Open wobbrock opened 1 week ago
We thank Prof. Higgins for his commentary on our article. We clarify that the interaction interpretation issues (extensively discussed in our paper) are not the cause of ART’s clear failure in the example shown in Figure 1, where ART falsely detects (with very high confidence) both a main effect and an interaction effect that do not exist.
We also explain why the simulation model used by Prof. Higgins and his students in their early studies of ART is overly simplistic, failing to simulate distributions observed in real data and thereby masking ART's fundamental flaws. As we explain, "despite decades of its study and analysis by statisticians" (see comment by Prof. Wobbrock), ART's critical issues, as demonstrated by our experiments, have been largely overlooked. ART's alignment procedure assumes a very specific model structure, so when the generated data deviate from this model, the method fails. We encourage Prof. Higgins and Prof. Wobbrock (@wobbrock) to conduct their own experiments to verify our findings using their more recent simulation methodology, as described by Elikin et al. (2021). We suggest they extend their experiments to include strong non-null effects on secondary factors, as well as to account for ordinal data and discrete distributions.
We further discuss the interaction interpretation issues raised by Prof. Higgins, although our article already discusses them in depth. But we emphasize that those are irrelevant to the specific example in Figure 1. We conclude with our suggestions for revising our article to incorporate insights from this discussion.
In the article, we state: "Time performances have been randomly sampled from a population in which: (1) Difficulty has a large effect; (2) Technique has no effect; and (3) there is no interaction effect between the two factors." Specifically, we used the simulation methodology described in Section 4, setting $a_1 = 2$, $a2 = 0$, and $a{12} = 0$ (see Equation 2, where $a_1$, $a2$, and $a{12}$ represent the magnitudes of effect for Difficulty, Technique, and their interaction, respectively.
The fact that there is no main effect of Technique and no interaction effect in the population is crucial for understanding why Prof. Higgins' argumentation is misleading. We address both main and interaction effects.

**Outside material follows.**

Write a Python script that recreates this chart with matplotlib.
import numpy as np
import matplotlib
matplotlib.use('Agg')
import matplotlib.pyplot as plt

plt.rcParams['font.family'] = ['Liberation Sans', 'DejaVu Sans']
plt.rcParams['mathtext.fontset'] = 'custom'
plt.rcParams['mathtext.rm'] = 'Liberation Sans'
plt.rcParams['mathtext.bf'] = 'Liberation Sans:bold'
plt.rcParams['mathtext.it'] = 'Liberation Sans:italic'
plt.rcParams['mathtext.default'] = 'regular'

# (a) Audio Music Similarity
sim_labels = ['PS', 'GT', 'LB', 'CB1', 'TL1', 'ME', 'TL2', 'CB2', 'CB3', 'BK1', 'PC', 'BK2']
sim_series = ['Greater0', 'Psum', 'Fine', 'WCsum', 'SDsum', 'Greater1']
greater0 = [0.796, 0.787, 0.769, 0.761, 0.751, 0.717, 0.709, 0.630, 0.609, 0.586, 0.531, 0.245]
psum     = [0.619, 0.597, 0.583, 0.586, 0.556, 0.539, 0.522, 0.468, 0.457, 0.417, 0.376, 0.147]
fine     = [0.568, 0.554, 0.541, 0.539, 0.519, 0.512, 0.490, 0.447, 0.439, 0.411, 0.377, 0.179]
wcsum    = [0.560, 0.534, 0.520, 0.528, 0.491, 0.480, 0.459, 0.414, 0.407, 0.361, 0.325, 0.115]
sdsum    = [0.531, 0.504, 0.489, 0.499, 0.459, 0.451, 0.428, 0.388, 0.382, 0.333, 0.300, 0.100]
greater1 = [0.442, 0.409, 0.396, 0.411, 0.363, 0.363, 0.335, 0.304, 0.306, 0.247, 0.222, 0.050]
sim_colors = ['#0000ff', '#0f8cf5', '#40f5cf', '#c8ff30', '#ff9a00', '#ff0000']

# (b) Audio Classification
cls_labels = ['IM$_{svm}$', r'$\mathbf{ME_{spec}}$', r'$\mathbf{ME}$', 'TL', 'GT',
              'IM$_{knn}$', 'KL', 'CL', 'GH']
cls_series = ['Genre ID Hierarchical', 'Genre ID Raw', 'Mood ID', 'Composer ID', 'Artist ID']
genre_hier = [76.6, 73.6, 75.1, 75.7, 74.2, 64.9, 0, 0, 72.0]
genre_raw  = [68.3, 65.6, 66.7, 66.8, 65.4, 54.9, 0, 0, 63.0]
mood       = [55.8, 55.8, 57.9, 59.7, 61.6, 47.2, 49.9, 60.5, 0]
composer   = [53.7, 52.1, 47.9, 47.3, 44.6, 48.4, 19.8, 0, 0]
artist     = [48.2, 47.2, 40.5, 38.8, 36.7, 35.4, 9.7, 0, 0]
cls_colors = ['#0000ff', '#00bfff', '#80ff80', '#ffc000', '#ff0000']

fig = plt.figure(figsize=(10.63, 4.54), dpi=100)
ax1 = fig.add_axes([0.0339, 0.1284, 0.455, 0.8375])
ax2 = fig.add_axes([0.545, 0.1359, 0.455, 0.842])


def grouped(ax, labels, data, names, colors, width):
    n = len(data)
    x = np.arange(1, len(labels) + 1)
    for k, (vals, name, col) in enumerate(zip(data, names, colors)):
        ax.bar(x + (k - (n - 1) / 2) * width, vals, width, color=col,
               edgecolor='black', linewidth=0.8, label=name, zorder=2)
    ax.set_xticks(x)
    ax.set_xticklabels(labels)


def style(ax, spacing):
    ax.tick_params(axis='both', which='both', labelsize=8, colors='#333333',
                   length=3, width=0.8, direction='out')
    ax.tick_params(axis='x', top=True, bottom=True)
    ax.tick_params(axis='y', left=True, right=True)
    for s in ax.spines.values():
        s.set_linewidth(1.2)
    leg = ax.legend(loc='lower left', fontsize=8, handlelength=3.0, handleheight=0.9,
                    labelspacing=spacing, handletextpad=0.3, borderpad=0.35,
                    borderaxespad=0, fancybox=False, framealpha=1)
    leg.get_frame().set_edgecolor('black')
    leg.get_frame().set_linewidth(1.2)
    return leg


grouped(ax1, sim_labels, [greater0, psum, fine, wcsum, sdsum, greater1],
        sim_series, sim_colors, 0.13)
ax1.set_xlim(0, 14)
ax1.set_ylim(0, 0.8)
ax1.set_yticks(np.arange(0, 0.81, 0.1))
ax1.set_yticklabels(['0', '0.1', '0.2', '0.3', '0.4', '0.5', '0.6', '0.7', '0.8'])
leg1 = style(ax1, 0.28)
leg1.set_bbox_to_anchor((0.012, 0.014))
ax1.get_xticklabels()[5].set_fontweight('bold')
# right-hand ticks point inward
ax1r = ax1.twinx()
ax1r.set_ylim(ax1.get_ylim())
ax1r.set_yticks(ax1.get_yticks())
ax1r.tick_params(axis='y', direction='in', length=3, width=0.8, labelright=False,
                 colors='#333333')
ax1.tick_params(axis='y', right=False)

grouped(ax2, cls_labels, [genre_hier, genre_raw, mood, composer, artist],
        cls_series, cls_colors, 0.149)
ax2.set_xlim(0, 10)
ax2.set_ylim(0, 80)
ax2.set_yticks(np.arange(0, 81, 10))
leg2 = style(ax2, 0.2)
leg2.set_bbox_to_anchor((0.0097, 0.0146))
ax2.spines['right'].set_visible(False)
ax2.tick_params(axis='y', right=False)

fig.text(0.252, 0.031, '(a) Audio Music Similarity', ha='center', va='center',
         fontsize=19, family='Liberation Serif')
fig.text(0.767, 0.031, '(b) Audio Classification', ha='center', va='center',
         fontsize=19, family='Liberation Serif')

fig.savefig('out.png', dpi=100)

Prof. Higgins does not comment on the fact that ART detects a main effect of Technique with an extremely low p-value. The discrepancy with the results of the other methods is huge and cannot be attributed to non-linear data transformations and interpretation issues. As we explain in the paper, monotonic transformations do not alter the interpretation of the null hypothesis in main effects. Unfortunately, as we demonstrate in Figure 2, ART is not a monotonic transformation, since it does not preserve the original order of data values.
Isn't reasonable to say here that ART clearly fails? Notice that this is not an isolated case. If we repeatedly generate data from such populations for this experimental design, we will observe the Type I errors shown in Figure 10 (Log-normal). Sadly, ART's failure is systematic.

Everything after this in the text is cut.